Point guard Kyrie Irving averaged 18.5 points and 5.4 assists as a rookie. (Gregory Shamus/NBAE via Getty Images)
AN OPPOSING TEAM'S SCOUT ANALYZES THE CAVALIERS
I don't think the Cavaliers can make the playoffs. If they can win about 30 games and get a good year of development from their young guys, they should be pleased.
Kyrie Irving's play from the beginning of his rookie season to the end was impressive. He improved by leaps and bounds. I had some early looks at him where he was overwhelmed but he still really competed. I was at a game where the Nets beat the crap out of him running Deron Williams off screens. They were almost mocking him. They jumped out to a big lead but Irving scored a bunch in the fourth quarter. He kept going back at them and made it a game [Irving scored 21 of his 32 points in the fourth quarter of Cleveland's 99-96 loss to the Nets on Jan. 27].
I grew an appreciation for what he could do. Late in the season he was more confident running the team, knowing when to step on the gas and when to take over. He knew where people needed to be.
Irving can shoot off the dribble; he can catch and shoot. He doesn't go at an all-out pace. He uses that great burst of speed to get to the basket, but he also has that steady pace where he is always in control. Some guys go at a frenetic pace, so that you know they won't be able to shoot the jump shot. He was always controlled with his dribble. When he turned the corner, he started to read the defense really well off the pick-and-roll. He's not the explosive, try-to-dunk-on-people kind of guy. He's very crafty when he attacks the basket. His defense still has to come along, but offensively he's already a handful as a 20-year-old.
I don't know if their other top-five pick from 2011, Tristan Thompson, is impressing everyone. He's long and big, he challenges shots and he plays hard. He could be a solid NBA player, a P.J. Brown kind of a guy -- consistent, an anchor. He can guard power forwards and centers. Cleveland is going to look for him to control the boards and knock down face-up jump shots consistently. Thompson was picked kind of high because he was a safe bet. He is going to have a long career, but I don't see a real star there.
Alonzo Gee impressed me with his ability to score. But someone is going to put shots up on a bad team. He puts his body on you and creates space a lot like Paul Pierce. And he has a nice touch. But he doesn't have the length or the ability to go by people. Still, he doesn't try to do things that he can't. That's a credit to him. He does what he does well.

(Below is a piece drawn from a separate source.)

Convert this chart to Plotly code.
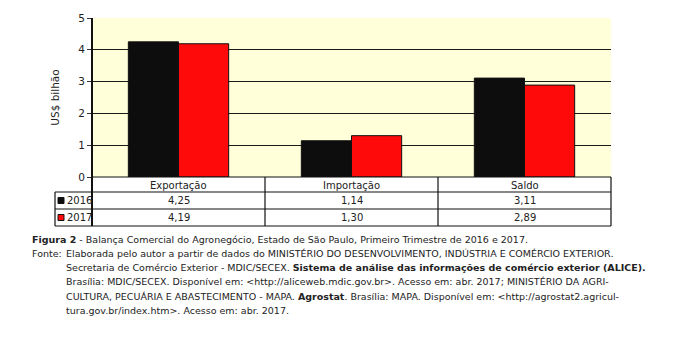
import plotly.graph_objects as go

categories = ["Exportação", "Importação", "Saldo"]
years = ["2016", "2017"]
v2016 = [4.25, 1.14, 3.11]
v2017 = [4.19, 1.30, 2.89]
colors = ["#0d0d0d", "#ff0a0a"]

W, H = 684, 339
L, R, T, B = 92, 611, 18, 177
PW, PH = R - L, B - T

def px(x):
    return (x - L) / PW

def py(y):
    return (B - y) / PH

FONT = "DejaVu Sans"

fig = go.Figure()
for yr, vals, c in zip(years, [v2016, v2017], colors):
    fig.add_trace(go.Bar(x=categories, y=vals, name=yr, marker=dict(color=c, line=dict(color="#111", width=1))))

fig.update_layout(
    width=W, height=H,
    margin=dict(l=L, r=W - R, t=T, b=H - B),
    paper_bgcolor="white", plot_bgcolor="#ffffd9",
    barmode="group", bargap=0.42, bargroupgap=0,
    showlegend=False,
    font=dict(family=FONT, color="#222", size=10),
)
fig.update_xaxes(showticklabels=False, showgrid=False, ticks="", range=[-0.5, 2.5], showline=False)
fig.update_yaxes(range=[0, 5], dtick=1, showgrid=True, gridcolor="#1a1a1a", gridwidth=1,
                 ticks="outside", ticklen=4, tickcolor="#333", showline=True, linecolor="#666",
                 linewidth=1, zeroline=False, tickfont=dict(size=10.5),
                 title=dict(text="US$ bilhão", font=dict(size=10.5), standoff=16))

shapes = []
def line(x0, y0, x1, y1, w=1.2, c="#111"):
    shapes.append(dict(type="line", xref="paper", yref="paper", x0=px(x0), y0=py(y0), x1=px(x1), y1=py(y1),
                       line=dict(color=c, width=w)))

# table
row_y = [177, 192, 209, 226]
col_x = [L + PW * i / 3 for i in range(4)]
line(L, 177, R, 177)
for yy in row_y[1:]:
    line(55, yy, R, yy)
line(55, 192, 55, 226)
line(L, 18, L, 226, w=2)
for xx in col_x[1:]:
    line(xx, 177, xx, 226)

annotations = []
def text(x, y, s, anchor="center", size=10, bold=False):
    annotations.append(dict(xref="paper", yref="paper", x=px(x), y=py(y), text=("<b>%s</b>" % s) if bold else s,
                            showarrow=False, xanchor=anchor, yanchor="middle",
                            font=dict(family=FONT, size=size, color="#222")))

for i, cat in enumerate(categories):
    cx = (col_x[i] + col_x[i + 1]) / 2
    text(cx, 185, cat)
    text(cx, 200.5, f"{v2016[i]:.2f}".replace(".", ","))
    text(cx, 217.5, f"{v2017[i]:.2f}".replace(".", ","))

for j, (yr, c) in enumerate(zip(years, colors)):
    yc = 200.5 + 17 * j
    shapes.append(dict(type="rect", xref="paper", yref="paper", x0=px(58), x1=px(64), y0=py(yc + 3), y1=py(yc - 3),
                       fillcolor=c, line=dict(color="#111", width=1)))
    text(65, yc, yr, anchor="left")

# caption
cap = [
    (30, 239.3, "<b>Figura 2</b> - Balança Comercial do Agronegócio, Estado de São Paulo, Primeiro Trimestre de 2016 e 2017."),
    (30, 253.3, "Fonte:"),
    (64, 253.3, "Elaborada pelo autor a partir de dados do MINISTÉRIO DO DESENVOLVIMENTO, INDÚSTRIA E COMÉRCIO EXTERIOR."),
    (64, 267.7, "Secretaria de Comércio Exterior - MDIC/SECEX. <b>Sistema de análise das informações de comércio exterior (ALICE).</b>"),
    (64, 281.7, "Brasília: MDIC/SECEX. Disponível em: &lt;http://aliceweb.mdic.gov.br&gt;. Acesso em: abr. 2017; MINISTÉRIO DA AGRI-"),
    (64, 296.0, "CULTURA, PECUÁRIA E ABASTECIMENTO - MAPA. <b>Agrostat</b>. Brasília: MAPA. Disponível em: &lt;http://agrostat2.agricul-"),
    (64, 310.0, "tura.gov.br/index.htm&gt;. Acesso em: abr. 2017."),
]
for x, y, s in cap:
    text(x, y, s, anchor="left", size=9.5)

fig.update_layout(shapes=shapes, annotations=annotations)
fig.write_html("out.html")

I thought Omri Casspi viewed himself as a hired gun after being traded there last season, and he would come in and force shots. Bad shots. He creates too many empty possessions with too many one-on-one kind of moves. His scoring doesn't come in the flow of the offense. He's a black hole. When he gets the ball, everyone stops and he has to make a move and force up a shot.
No. 4 pick Dion Waiters didn't impress me in summer league. The book on him is he has size and he can score, but I don't know if he can do it at this level. They are looking for a running mate for Irving. Everyone is looking for the next James Harden. That is what they are hoping he can become. If he can at least settle in as a rookie and show the potential to be a fit alongside Irving, that will be a big step for Cleveland.
Anderson Varajeo is going to be the Tayshaun Prince of the Cavs. He can still contribute, but will he be content to do it on a team that has a long way to go? They can get something for moving him. He's still the same guy: the rebounds, the loose balls, the intangibles. He has never been a guy you run plays for or expect to shoot jump shots. He's a lot like Dennis Rodman.
Tyler Zeller needs to fill out in order to maximize his potential at center. He reminds me a little of [76ers center] Spencer Hawes. Hawes is finally filling out, but it took him five years to do it. I see that kind of a thing happening with Zeller, who was a really efficient scorer at North Carolina. Lot of guys come in with teams that win 20, 25 games and they get beat up mentally and they don't know how to win. The Cavs have to be careful of that with him.
Coach Byron Scott has done well teaching this young group how to play. A lot of what they do is making reads and he is teaching them how to make decisions on the run. I appreciate that. I think they will continue with it. Byron is stern but he doesn't overreact to mistakes. He doesn't explode on his players. He has a great demeanor.